Junior 1: Mrs Cosgrave: How can a year go missing? I recall almost nothing about this class. Except that Miss Cosgrave seemed old and a bit crabby.

Junior 2: Mr. ??? . Was this when we had our first male teacher. I think he had a limp and introduced athletics o the school. He was very enthusiastic. Years later I stood outside the school looking in for some reason, and he came over to see what I was up to and bizarrely he recognised me!

Junior 3: Mrs Hughes: I learnt several life changing things with Mrs Hughes.

  1. Firstly she taught us Euclidean constructions, such as how to divide a line into a given number of equal divisions, or construct a triangle on a chord of a circle. These constructions included everything I was later required to do at 'O' level geometry (five years later). We also constructed and icosahedron which I enjoyed enormously.

  2. Secondly, she played us classical music, something which I had never heard. I heard something about 'Exodus' and Haydn's trumpet concerto.

  3. Thirdly, she read us the story of King Soloman's mines. I was absolutely gripped and it was the best bit of each day when she read to us at the end of the afternoon.

  4. Fourthly, I learned that there was something wrong with Philip (Maxwell?).

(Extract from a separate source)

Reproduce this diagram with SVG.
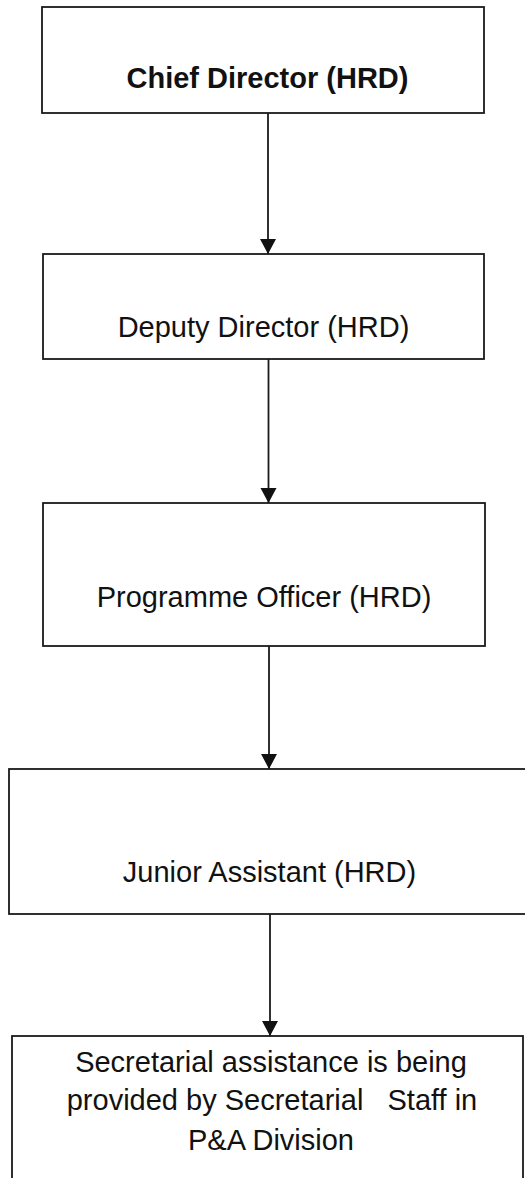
<svg xmlns="http://www.w3.org/2000/svg" width="525" height="1178" viewBox="0 0 525 1178">
<style>
.box{fill:#fff;stroke:#1a1a1a;stroke-width:1.8}
.t{font-family:"Liberation Sans",Arial,sans-serif;font-size:29px;fill:#111;text-anchor:middle}
.b{font-weight:bold}
.c{stroke:#1a1a1a;stroke-width:1.8;fill:none;marker-end:url(#ah)}
</style>
<defs>
<marker id="ah" markerUnits="userSpaceOnUse" markerWidth="16" markerHeight="17" refX="15" refY="8" orient="auto">
<path d="M0,0 L15,8 L0,16 Z" fill="#111"/>
</marker>
</defs>
<rect width="525" height="1178" fill="#fff"/>
<g id="connectors">
<line class="c" x1="268" y1="113" x2="268" y2="254"/>
<line class="c" x1="268.5" y1="359" x2="268.5" y2="503"/>
<line class="c" x1="269" y1="646" x2="269" y2="769"/>
<line class="c" x1="270" y1="914" x2="270" y2="1036"/>
</g>
<g id="chief-director">
<rect class="box" x="42" y="7" width="442" height="106"/>
<text class="t b" x="267.5" y="88">Chief Director (HRD)</text>
</g>
<g id="deputy-director">
<rect class="box" x="43" y="254" width="441" height="105"/>
<text class="t" x="263.5" y="337">Deputy Director (HRD)</text>
</g>
<g id="programme-officer">
<rect class="box" x="43" y="503" width="442" height="143"/>
<text class="t" x="264" y="607">Programme Officer (HRD)</text>
</g>
<g id="junior-assistant">
<rect class="box" x="9" y="769" width="530" height="145"/>
<text class="t" x="269.5" y="882">Junior Assistant (HRD)</text>
</g>
<g id="secretarial">
<rect class="box" x="12" y="1036" width="511" height="150"/>
<text class="t" x="271" y="1072">Secretarial assistance is being</text>
<text class="t" x="272" y="1110" xml:space="preserve" style="white-space:pre">provided by Secretarial   Staff in</text>
<text class="t" x="271" y="1150">P&amp;A Division</text>
</g>
</svg>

  5. Fifthly, I learned that life was not fair. I was going to be part of the choir which sang at the wedding of one the teachers, I can't recall her name. At one practice I was told by Mrs Hughes that I was 'tone deaf' and was forbidden to attend the wedding. I felt absolutely gutted and excluded.

  6. Finally, I learned that water evaporated, even when it was not boiled.

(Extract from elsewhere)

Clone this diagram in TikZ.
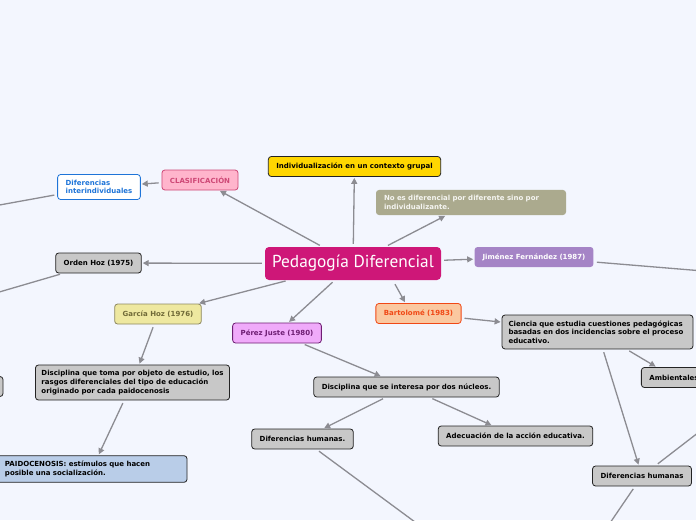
\documentclass[tikz,border=0pt]{standalone}
\usepackage{fontspec}
\setmainfont{DejaVu Sans}
\newfontfamily\titlefont{PT Sans}
\usetikzlibrary{arrows.meta, calc}
\definecolor{mapbg}{RGB}{243,246,254}
\definecolor{mapmag}{RGB}{206,23,120}
\definecolor{mapgray}{RGB}{200,200,200}
\definecolor{mapline}{RGB}{35,35,35}
\definecolor{maparr}{RGB}{140,140,146}
\definecolor{mapyel}{RGB}{255,214,0}
\definecolor{mapolive}{RGB}{171,170,142}
\definecolor{mappurple}{RGB}{165,132,198}
\definecolor{mappink}{RGB}{255,181,204}
\definecolor{mappinkdk}{RGB}{206,72,118}
\definecolor{mapblue}{RGB}{30,116,216}
\definecolor{mapsand}{RGB}{238,232,160}
\definecolor{mapsanddk}{RGB}{112,106,56}
\definecolor{mapviolet}{RGB}{240,170,250}
\definecolor{mapvioletdk}{RGB}{110,30,115}
\definecolor{mappeach}{RGB}{250,200,160}
\definecolor{maporange}{RGB}{240,72,22}
\definecolor{mapsky}{RGB}{185,205,232}
\tikzset{
  bx/.style={rounded corners=3pt, inner xsep=8pt, inner ysep=5.5pt,
             minimum height=20pt, line width=0.8pt, align=left,
             font=\bfseries\fontsize{7}{8.6}\selectfont},
  bxG/.style={bx, draw=mapline, fill=mapgray},
  bxT/.style={rounded corners=4pt, fill=mapmag, text=white,
              minimum width=176pt, minimum height=33pt, inner sep=0pt,
              font=\titlefont\fontsize{17.3}{20}\selectfont},
  arr/.style={-{Triangle[length=6pt, width=6pt]}, draw=maparr,
              line width=1.3pt, shorten <=3pt, shorten >=1pt},
  tail/.style={draw=maparr, line width=1.3pt, shorten <=3pt},
}
\begin{document}
\begin{tikzpicture}[x=1pt, y=-1pt]
  \useasboundingbox (0,0) rectangle (696,520);
  \clip (0,0) rectangle (696,520);
  \fill[mapbg] (0,0) rectangle (696,520);

  % central topic
  \node[bxT] (ctr) at (353,263.5) {Pedagogía Diferencial};

  % first ring
  \node[bxG, fill=mapyel] (indiv) at (354.5,166.5) {Individualización en un contexto grupal};
  \node[bx, fill=mapolive, text=white!88!mapolive, text width=174pt] (noes) at (471,202.5)
       {No es diferencial por diferente sino por\\individualizante.};
  \node[bx, fill=mappurple, text=white] (jim) at (534,257) {Jiménez Fernández (1987)};
  \node[bx, draw=mappinkdk, fill=mappink, text=mappinkdk] (clas) at (200,180) {CLASIFICACIÓN};
  \node[bx, draw=mapblue, fill=white, text=mapblue] (inter) at (99,187) {Diferencias\\interindividuales};
  \node[bxG] (orden) at (98.5,263) {Orden Hoz (1975)};
  \node[bx, draw=mapsanddk!80, fill=mapsand, text=mapsanddk] (garcia) at (158,314) {García Hoz (1976)};
  \node[bx, draw=mapvioletdk, fill=mapviolet, text=mapvioletdk] (perez) at (277,333) {Pérez Juste (1980)};
  \node[bx, draw=maporange, fill=mappeach, text=maporange] (bart) at (418.5,313.5) {Bartolomé (1983)};

  % second ring
  \node[bxG, text width=178pt, inner xsep=6.5pt] (ciencia) at (597.5,332)
       {Ciencia que estudia cuestiones pedagógicas\\basadas en dos incidencias sobre el proceso\\educativo.};
  \node[bxG] (amb) at (674,377.5) {Ambientales};
  \node[bxG, inner xsep=6pt] (toma) at (132.5,382.5)
       {Disciplina que toma por objeto de estudio, los\\rasgos diferenciales del tipo de educación\\originado por cada paidocenosis};
  \node[bxG, fill=mapsky, text width=174pt] (paido) at (92,469)
       {PAIDOCENOSIS: estímulos que hacen\\posible una socialización.};
  \node[bxG] (nucleos) at (406.5,387) {Disciplina que se interesa por dos núcleos.};
  \node[bxG] (difh) at (302.5,439) {Diferencias humanas.};
  \node[bxG] (adec) at (515.5,436) {Adecuación de la acción educativa.};
  \node[bxG] (difr) at (642,476) {Diferencias humanas};
  \node[bxG, minimum width=40pt] (cut) at (-17,386.5) {};

  % branches leaving the page
  \coordinate (offA) at (-100,223);
  \coordinate (offB) at (-100,321);
  \coordinate (offC) at (800,279);
  \coordinate (offD) at (760,385);
  \coordinate (offE) at (580,567);
  \coordinate (offF) at (480,570);

  % connectors
  \draw[arr] (ctr) -- (clas);
  \draw[arr] (ctr) -- (indiv);
  \draw[arr] (ctr) -- (noes);
  \draw[arr] (ctr) -- (jim);
  \draw[arr] (ctr) -- (orden);
  \draw[arr] (ctr) -- (garcia);
  \draw[arr] (ctr) -- (perez);
  \draw[arr, shorten <=0pt] ($(ctr.south)+(42,4)$) -- ($(bart.north)+(-13,0)$);
  \draw[arr] (clas) -- (inter);
  \draw[arr] (bart) -- (ciencia);
  \draw[arr] (ciencia) -- (amb);
  \draw[arr] (ciencia) -- (difr);
  \draw[arr] (garcia) -- (toma);
  \draw[arr] (toma) -- (paido);
  \draw[arr] (perez) -- (nucleos);
  \draw[arr] (nucleos) -- (difh);
  \draw[arr] (nucleos) -- (adec);
  \draw[tail] (inter) -- (offA);
  \draw[tail] (orden) -- (offB);
  \draw[tail] (jim) -- (offC);
  \draw[tail] (difr) -- (offD);
  \draw[tail] (difr) -- (offE);
  \draw[tail] (difh) -- (offF);
\end{tikzpicture}
\end{document}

Junior 4: Mr Johnson and later Mrs. ?Riley: Too much to write. Mr Johnson was strict but a nice teacher. Several things occur to me:

  1. Mr White, the head teacher, occasionally came in to teach a class. On one occasion he asked us to do sums which had results which were negative e.g. 13 - 25 = -12. We had never been taught about such sums. His response to the class was one of contempt and anger.

  2. On another occasion we were to be grilled about 'times tables' I recalled all those on the front row had to stand up and recite the next sum in the series. I felt the moment approach me and when asked 6 x 7 I could not answer. Mr White's response was again one of contempt and anger. As I reflect on this now with my first class degree in Physics and D.Phil. behind me, I feel nothing but contempt for Mr. White's essentially bullying persona. At the time I was just terrified.

  3. I recall we did some piece of work about dreams. I recall that Mr Johnson identified my work and read it out in class. Now, I imagine I would be very moved if I received such work from a 10 year old. I described my recurring dream of living with a happy family in a flat at the top of a tall building. And then a ghost comes and haunts the flat and we all jump out of the windows to escape. In the dream I fall and fall but never reach the ground. I recall that I analysed the dream in my essay and mentioned my endless need for my mother as being the meaning of the endless fall. At least, that's as I recall it now. So I understood the concept of dream analysis aged 10. Sigmund Freud eat your heart out!

  4. I remember being given the strap (along with Michael Dwan) for having a 'sword fight' using our wooden 12 inch rulers. It hurt, but even at the time I remember thinking what a stupid idea it was to hit people. Mrs. Riley sent me and Michael for this cruel and unusual punishment. On my end of year report she described me as 'happy -go-lucky' and my family wondered whether she had confused me with another child. I think it was the influence of ... GIRLS.

  5. At some point we had to do some project work - something we had never had to do before. I had to do something about Devon (a county in the west of England). I traced several pictures and cut out various things. However, I had written down as text not a single sentence. I think it was Michael Nelson who swore that he had seen my work after I explained that I had left it home or lost it or something. Thanks Michael, I owe you.